As it is not always possible to control input content, Omniscien Technologies designed a hybrid SMT/NMT model that combines SMT and NMT technologies. By using a proprietary confidence score algorithm, it is possible to determine out-of-domain or lower quality translation and then attempt to address the quality issue with SMT or a combination of SMT and NMT. This Hybrid SMT/NMT model has been shown to improve translation quality significantly overall and address the cases where submitted content is not a match to the domain of the data that the engine was trained on.
When
NMT may be a significant step forward in machine translation quality provided that certain criteria are met, but SMT may still be the best solution in many cases. When the volume of data available for a language pair is low, SMT is normally a better and more viable solution. It can be enhanced with a larger language model and a good dictionary quickly and easily. SMT may also be more suitable if you are starting with no data and building up your data volumes. It is possible to start with SMT and evolve to reach a base level of data maturity over time and then switch/upgrade to NMT gradually. As an example, iflix, one of Omniscien Technologies’ media customers who translate subtitles, started with no data at all in English to Vietnamese. As this was a new language pair for Omniscien too at the time, we had no data and had to acquire a small amount of data. Over a six-month period of MT post-editing and feedback, iflix produced enough in-domain content that they were able to train an NMT engine, which very quickly was able to beat the translation quality from Google Translate by a substantial degree.
When you have one million segments of data or you are able to manufacture and synthesize data that is in-domain to make up for the shortfall, then NMT may be a viable solution. There are many elements that go into determining if NMT will work for a particular dataset. Some type of content is more suited to data synthesis and manufacturing than others.
Why
There are 2 reasons to migrate from SMT to NMT. The most obvious is when NMT will deliver higher quality translation output. The second reason is the translation speed. A single CPU core translates SMT content at about 3,000 words per minute. While a single GPU using NMT translates at around 40,000-50,000 words per minute.
How
When building a Professional Custom MT Engine with Omniscien Technologies, an experienced custom MT engine project manager will analyze the available data, including the data in our repository as well as the data that a client is able to provide, and he can then build a tailored Quality Improvement Plan to achieve the best translation quality possible in the shortest amount of time. As Omniscien Technologies has been progressively building out 13 industry domain sets of data across more than 550 language pairs for several years, we are often able to complement a customer’s data with similar in-domain content, reducing the data barrier to entry. This combined with data manufacturing and data synthesis delivers high-quality engines in a short period of time. As part of the Quality Improvement Plan, the project manager will recommend a path to further improve the engine progressively over time. Incremental improvement training is low cost and can be done in as little as a couple of hours.
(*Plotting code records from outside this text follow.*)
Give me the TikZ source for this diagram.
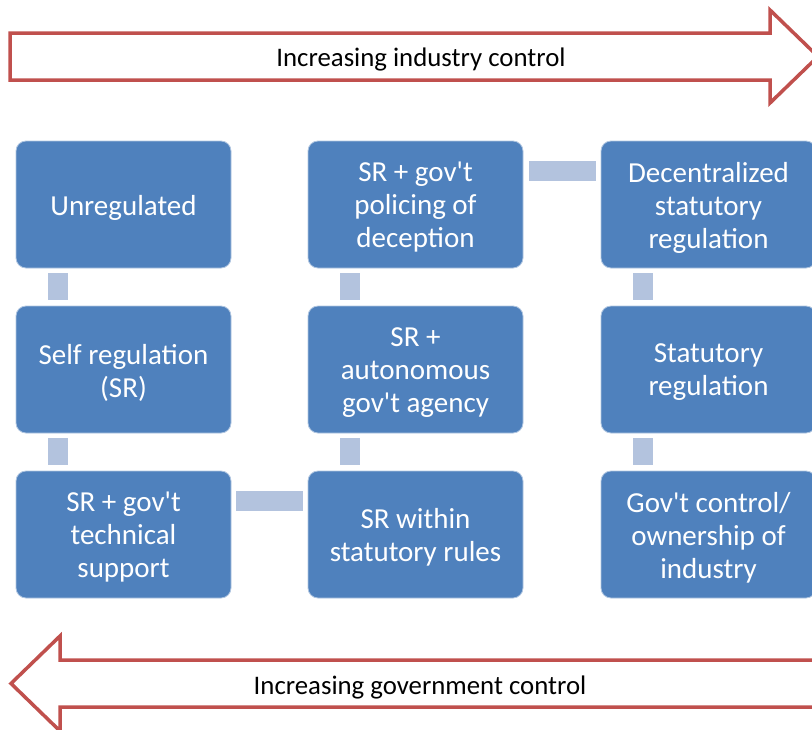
\documentclass[tikz,border=0pt]{standalone}
\usepackage{fontspec}
\newfontfamily\calfont{Carlito}
\usetikzlibrary{calc}
\definecolor{boxblue}{HTML}{4F81BD}
\definecolor{linkblue}{HTML}{B3C3DE}
\definecolor{arrowred}{HTML}{C0504D}
\tikzset{
  stagebox/.style={rounded corners=10pt, fill=boxblue, draw=white!55!boxblue, line width=0.8pt,
    minimum width=215pt, minimum height=127pt, inner sep=0pt},
  stagetext/.style={text=white, align=center, inner sep=0pt,
    font=\calfont\fontsize{29}{33}\selectfont},
  linkbar/.style={fill=linkblue, draw=none},
  bigarrow/.style={draw=arrowred, fill=white, line width=3.5pt, line join=miter},
  arrowtext/.style={font=\calfont\fontsize{26.8}{30}\selectfont, text=black, inner sep=0pt}
}
\newcommand\stage[4]{%
  \node[stagebox] (#1) at (#2,#3) {};
  \node[stagetext] (#1-t) at ($(#1.center)+(0,3)$) {#4};
}
\begin{document}
\begin{tikzpicture}[x=1pt,y=-1pt]
\useasboundingbox (0,0) rectangle (812,729);
\clip (0,0) rectangle (812,729);
% arrows
\draw[bigarrow] (10,33) -- (770,33) -- (770,10) -- (818,56.5) -- (770,103) -- (770,80) -- (10,80) -- cycle;
\node[arrowtext] (top) at (421,59) {Increasing industry control};
\draw[bigarrow] (11,683.5) -- (60,636) -- (60,660) -- (840,660) -- (840,707) -- (60,707) -- (60,731) -- cycle;
\node[arrowtext] (bot) at (420,687) {Increasing government control};
% boxes
\stage{unreg}{123.5}{204.5}{Unregulated}
\stage{self}{123.5}{369.5}{Self regulation\\(SR)}
\stage{tech}{123.5}{534.5}{SR + gov\char"27 t\\technical\\support}
\stage{police}{415.5}{204.5}{SR + gov\char"27 t\\policing of\\deception}
\stage{auto}{415.5}{369.5}{SR +\\autonomous\\gov\char"27 t agency}
\stage{within}{415.5}{534.5}{SR within\\statutory rules}
\stage{decen}{708.5}{204.5}{Decentralized\\statutory\\regulation}
\stage{stat}{708.5}{369.5}{Statutory\\regulation}
\stage{gov}{708.5}{534.5}{Gov\char"27 t control/\\ownership of\\industry}
% connectors (vertical)
\fill[linkbar] ($(unreg.south west)+(32.5,5)$) rectangle ($(self.north west)+(52.5,-6)$);
\fill[linkbar] ($(self.south west)+(32.5,5)$) rectangle ($(tech.north west)+(52.5,-6)$);
\fill[linkbar] ($(within.north west)+(32.5,-6)$) rectangle ($(auto.south west)+(52.5,5)$);
\fill[linkbar] ($(auto.north west)+(32.5,-6)$) rectangle ($(police.south west)+(52.5,5)$);
\fill[linkbar] ($(decen.south west)+(32.5,5)$) rectangle ($(stat.north west)+(52.5,-6)$);
\fill[linkbar] ($(stat.south west)+(32.5,5)$) rectangle ($(gov.north west)+(52.5,-6)$);
% connectors (horizontal)
\fill[linkbar] ($(tech.north east)+(5,20)$) rectangle ($(within.north west)+(-5,40)$);
\fill[linkbar] ($(police.north east)+(6,20)$) rectangle ($(decen.north west)+(-5,40)$);
\end{tikzpicture}
\end{document}
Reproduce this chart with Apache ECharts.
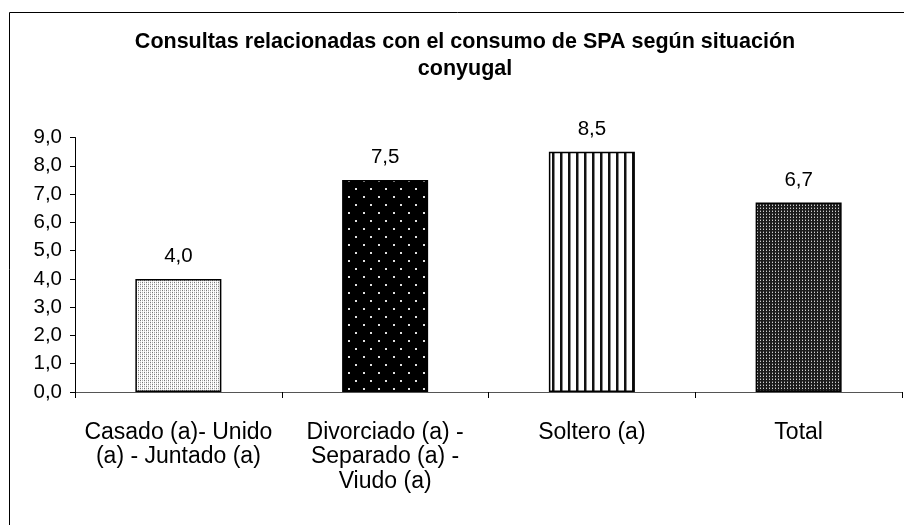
<!DOCTYPE html>
<html><head><meta charset="utf-8">
<script src="https://cdn.jsdelivr.net/npm/echarts@6/dist/echarts.min.js"></script>
<style>html,body{margin:0;padding:0;background:#fff}#c{width:904px;height:525px}</style>
</head><body><div id="c"></div>
<script>
const categories = ['Casado (a)- Unido\n(a) - Juntado (a)', 'Divorciado (a) -\nSeparado (a) -\nViudo (a)', 'Soltero (a)', 'Total'];
const values = [4.0, 7.5, 8.5, 6.7];
const yTicks = [0, 1, 2, 3, 4, 5, 6, 7, 8, 9];
const titleText = 'Consultas relacionadas con el consumo de SPA según situación\nconyugal';

function pattern(w, h, draw) {
  const c = document.createElement('canvas');
  c.width = w; c.height = h;
  draw(c.getContext('2d'));
  return { image: c, repeat: 'repeat' };
}
const pLight = pattern(4, 4, g => {
  g.fillStyle = '#e6e6e6'; g.fillRect(0, 0, 4, 4);
  g.fillStyle = '#ffffff'; g.fillRect(1, 0, 1, 4); g.fillRect(3, 0, 1, 4);
  g.fillStyle = '#777'; g.fillRect(0, 0, 1, 1); g.fillRect(2, 2, 1, 1);
  g.fillStyle = '#aaa'; g.fillRect(2, 0, 1, 1); g.fillRect(0, 2, 1, 1);
});
const pBlack = pattern(15, 16, g => {
  g.fillStyle = '#000'; g.fillRect(0, 0, 15, 16);
  g.fillStyle = '#e0e0e0'; g.fillRect(3, 4, 2, 2); g.fillRect(10, 12, 2, 2);
});
const pStripes = pattern(8, 8, g => {
  g.fillStyle = '#fff'; g.fillRect(0, 0, 8, 8);
  g.fillStyle = '#111'; g.fillRect(0, 0, 2, 8);
  g.fillStyle = '#888'; g.fillRect(2, 0, 1, 8);
});
const pDark = pattern(3, 3, g => {
  g.fillStyle = '#1c1c1c'; g.fillRect(0, 0, 3, 3);
  g.fillStyle = '#d0d0d0'; g.fillRect(1, 1, 1, 1);
  g.fillStyle = '#606060'; g.fillRect(1, 0, 1, 1);
});
const fills = [pLight, pBlack, pStripes, pDark];

const FONT = 'Liberation Sans, Arial, sans-serif';
const chart = echarts.init(document.getElementById('c'), null, { renderer: 'canvas' });
const fmt = v => Number(v).toFixed(1).replace('.', ',');
chart.setOption({
  animation: false,
  textStyle: { fontFamily: FONT },
  title: {
    text: titleText, left: 460, top: 24, textAlign: 'center',
    textStyle: { fontSize: 21.5, fontWeight: 'bold', color: '#000', lineHeight: 27, fontFamily: FONT }
  },
  graphic: [{
    type: 'rect', shape: { x: 9.5, y: 12.5, width: 1000, height: 1000 },
    style: { fill: 'none', stroke: '#000', lineWidth: 1 }, silent: true, z: -1
  }],
  grid: { left: 75, right: 2, top: 137.5, bottom: 133 },
  xAxis: {
    type: 'category', data: categories,
    axisLine: { lineStyle: { color: '#555', width: 1 } },
    axisTick: { show: true, length: 6, lineStyle: { color: '#000' } },
    axisLabel: { color: '#000', fontSize: 23, lineHeight: 24.5, margin: 28, interval: 0, fontFamily: FONT }
  },
  yAxis: {
    type: 'value', min: yTicks[0], max: yTicks[yTicks.length - 1], interval: 1,
    splitLine: { show: false },
    axisLine: { show: true, lineStyle: { color: '#000' } },
    axisTick: { show: true, length: 5, lineStyle: { color: '#000' } },
    axisLabel: { color: '#000', fontSize: 20.5, margin: 13, formatter: fmt, fontFamily: FONT }
  },
  series: [{
    type: 'bar', barWidth: 86,
    data: values.map((v, i) => ({ value: v, itemStyle: { color: fills[i] } })),
    itemStyle: { borderColor: '#000', borderWidth: 1.5 },
    label: { show: true, position: 'top', distance: 12, color: '#000', fontSize: 20.5, fontFamily: FONT, formatter: p => fmt(p.value) }
  }]
});
</script></body></html>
As noted above, NMT needs cleaner data than SMT. Omniscien Technologies pioneered an approach 8 years ago called Clean Data SMT. Language Studio™ has been enhanced to perform even more rigorous data cleaning and analysis for NMT and Hybrid SMT/NMT engines.
If you decide to migrate your SMT engine to NMT, here are the basic steps we recommend:
- Contact your Language Studio™ account manager about upgrading and they will guide you through the process.
- Export the TM used in your SMT engine.
- Check to see if you have any additional TM that is relevant to the same domain and language pair.
- Export the target language and source language (non-bilingual) data from your existing engine. This may be useful in data manufacturing.
- Upload the data to the newly created Hybrid SMT/NMT engine. Your account manager can also migrate this data across to the new engine for you.
- Finalize the Quality Improvement Plan with your project manager and then sit back. Depending on the data work needed, a brand-new engine can be created in just a few days or a couple of weeks. Heavy data manufacturing and data synthesis takes a little longer than just processing and leveraging the data that is on hand. Of course, if you provide sufficient data, the cleaning and training process can take as little as a couple of days.
Bottom Line
While it is not as simple as outright reusing the SMT data for NMT as one would initially expect, Omniscien Technologies’ team has created a fine-tuned and proven approach that makes the process of migrating from SMT to NMT straight forward and removes many of the risk factors. Our experienced project managers will guide you through a standardized process that creates a tailored custom MT engine that is optimized specifically for your purpose.